Record or not, the trend is clear: after the first China shock, a second wave is building. Should we welcome it or be concerned? Today, we examine the causes and consequences of the first shock. Next time, we’ll explore what’s happening now.
Production outstrips consumption
The mechanism behind China Shock 1.0 was simple: China produced far more than it consumed, exporting the excess. Factories in Shenzhen ran around the clock; container ships plied global routes. Ports in Antwerp, Rotterdam, and Long Beach unloaded vast quantities of affordable goods.
Chinese firms prospered but Chinese consumers saw little benefit. A surplus of this scale meant domestic consumption was suppressed. As a share of GDP, household spending fell from 46% in the late 1990s to 35% by 2008 (compared to 55–60% in comparable Asian economies). For the rest of the world, it initially felt like an endless windfall.
Cheaper goods for low-income households
In the US, physical goods prices rose by just 5% between 2000 and the start of the COVID-19 pandemic. Everyday items like washing machines, cars, and even clothing became cheaper and more accessible, largely due to Chinese imports. A study by Jaravel and Sageri quantified this effect: every 1% increase in Chinese imports lowered goods prices by roughly 2%. Crucially, this benefit primarily helped low-income households, which spend a larger share of their budget on goods.
These affordable products also offset the 60% rise in service prices, which were harder to trade before digital services emerged. In the eurozone, the gap between goods inflation (30%) and services inflation (46%) was narrower but still significant.
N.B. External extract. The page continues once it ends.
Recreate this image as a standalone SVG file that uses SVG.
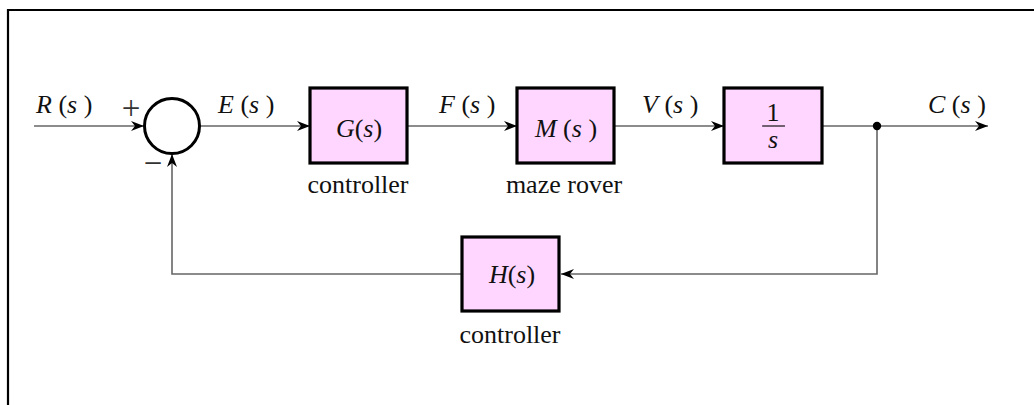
<svg xmlns="http://www.w3.org/2000/svg" width="1034" height="405" viewBox="0 0 1034 405">
<style>
.frame{fill:none;stroke:#000;stroke-width:2.2}
.box{fill:#ffd6ff;stroke:#000;stroke-width:3.2}
.wire{fill:none;stroke:#666;stroke-width:1.6}
.t{font-family:"Liberation Serif","Times New Roman",serif;font-size:26px;fill:#111}
.i{font-style:italic}
.sign{font-family:"Liberation Serif","Times New Roman",serif;font-size:33px;fill:#333}
</style>
<defs>
<marker id="arr" markerUnits="userSpaceOnUse" markerWidth="16" markerHeight="14" viewBox="-14 -7 16 14" refX="0" refY="0" orient="auto">
<path d="M0,0 L-13,-5 L-9,0 L-13,5 Z" fill="#000"/>
</marker>
</defs>
<rect x="0" y="0" width="1034" height="405" fill="#fff"/>
<path class="frame" d="M8,420 V10 H1050"/>
<g id="connectors">
<line class="wire" x1="34" y1="126" x2="144" y2="126" marker-end="url(#arr)"/>
<line class="wire" x1="200" y1="126" x2="310" y2="126" marker-end="url(#arr)"/>
<line class="wire" x1="407" y1="126" x2="517" y2="126" marker-end="url(#arr)"/>
<line class="wire" x1="614" y1="126" x2="724" y2="126" marker-end="url(#arr)"/>
<line class="wire" x1="822" y1="126" x2="988" y2="126" marker-end="url(#arr)"/>
<polyline class="wire" points="877,126 877,274 561,274" marker-end="url(#arr)"/>
<polyline class="wire" points="462,274 172,274 172,154" marker-end="url(#arr)"/>
<circle cx="877" cy="126" r="4.2" fill="#000"/>
</g>
<g id="sum">
<circle cx="172" cy="126" r="27.5" fill="#fff" stroke="#000" stroke-width="3"/>
<text class="sign" x="131" y="119" text-anchor="middle">+</text>
<text class="sign" x="153" y="174" text-anchor="middle">−</text>
</g>
<g id="labels">
<text class="t" x="36" y="113"><tspan class="i">R</tspan> (<tspan class="i">s</tspan> )</text>
<text class="t" x="218" y="113"><tspan class="i">E</tspan> (<tspan class="i">s</tspan> )</text>
<text class="t" x="439" y="113"><tspan class="i">F</tspan> (<tspan class="i">s</tspan> )</text>
<text class="t" x="642" y="113"><tspan class="i">V</tspan> (<tspan class="i">s</tspan> )</text>
<text class="t" x="928" y="113"><tspan class="i">C</tspan> (<tspan class="i">s</tspan> )</text>
</g>
<g id="G">
<rect class="box" x="310" y="88" width="97" height="75"/>
<text class="t" x="359" y="137" text-anchor="middle"><tspan class="i">G</tspan>(<tspan class="i">s</tspan>)</text>
<text class="t" x="358" y="193" text-anchor="middle">controller</text>
</g>
<g id="M">
<rect class="box" x="517" y="88" width="97" height="75"/>
<text class="t" x="566" y="137" text-anchor="middle"><tspan class="i">M</tspan> (<tspan class="i">s</tspan> )</text>
<text class="t" x="564" y="193" text-anchor="middle">maze rover</text>
</g>
<g id="I">
<rect class="box" x="724" y="88" width="98" height="75"/>
<text class="t" x="773" y="121" text-anchor="middle">1</text>
<line x1="762" y1="126" x2="785" y2="126" stroke="#111" stroke-width="1.2"/>
<text class="t i" x="773" y="148" text-anchor="middle">s</text>
</g>
<g id="H">
<rect class="box" x="462" y="237" width="97" height="74"/>
<text class="t" x="512" y="283" text-anchor="middle"><tspan class="i">H</tspan>(<tspan class="i">s</tspan>)</text>
<text class="t" x="510" y="343" text-anchor="middle">controller</text>
</g>
</svg>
1 million lost manufacturing jobs
Yet these low-cost goods came at a price, and someone had to pay it. Around 1 million US manufacturing jobs vanished, concentrated in single-industry towns: furniture factories in North Carolina, textile mills in Tennessee, and dozens of ‘company towns’ that suddenly lost their purpose. The 2013 study by Autor, Dorn, and Hanson quantified this impact, turning ‘China Shock’ into an economic, and later political, buzzword. In a 2016 update, they revised the figure to 1 million lost manufacturing jobs and 2.4 million total, accounting for indirect effects on supply chains and regional spending between 1999 and 2011.
Europe’s bill was less steep - not because its firms were smarter, but due to stronger social safety nets and worker protections that softened the blow. Other studies confirm this: Europe’s version of the China Shock was real but far less devastating than America’s.
Net positive, but not painless
The headline numbers, however, need context. Each lost job generated roughly $400,000 in consumer surplus - about 6 times the average US annual salary. Spread across 84 million households, this translated to $1,500 in extra purchasing power per year. Cumulatively, the overall balance sheet was positive.
But - and this is often lost in political debates - a net positive doesn’t mean everyone won. The benefits were spread thinly among millions of consumers, each saving a little. The costs, however, were concentrated in communities with no economic alternatives, where a factory closure didn’t just mean ‘1 fewer job’ but the collapse of an entire town. Low-income households gained the most from cheaper goods but also bore the brunt of job losses. While the macro-level outcome was positive, the human cost was far from painless.
The verdict
4 major academic studies (by Caliendo, Dix-Carneiro, Rodríguez-Clare, and Kim) independently reached the same conclusion: even the US benefited overall from China Shock 1.0, despite the loss of a million jobs. The doomsday predictions of the time proved overblown.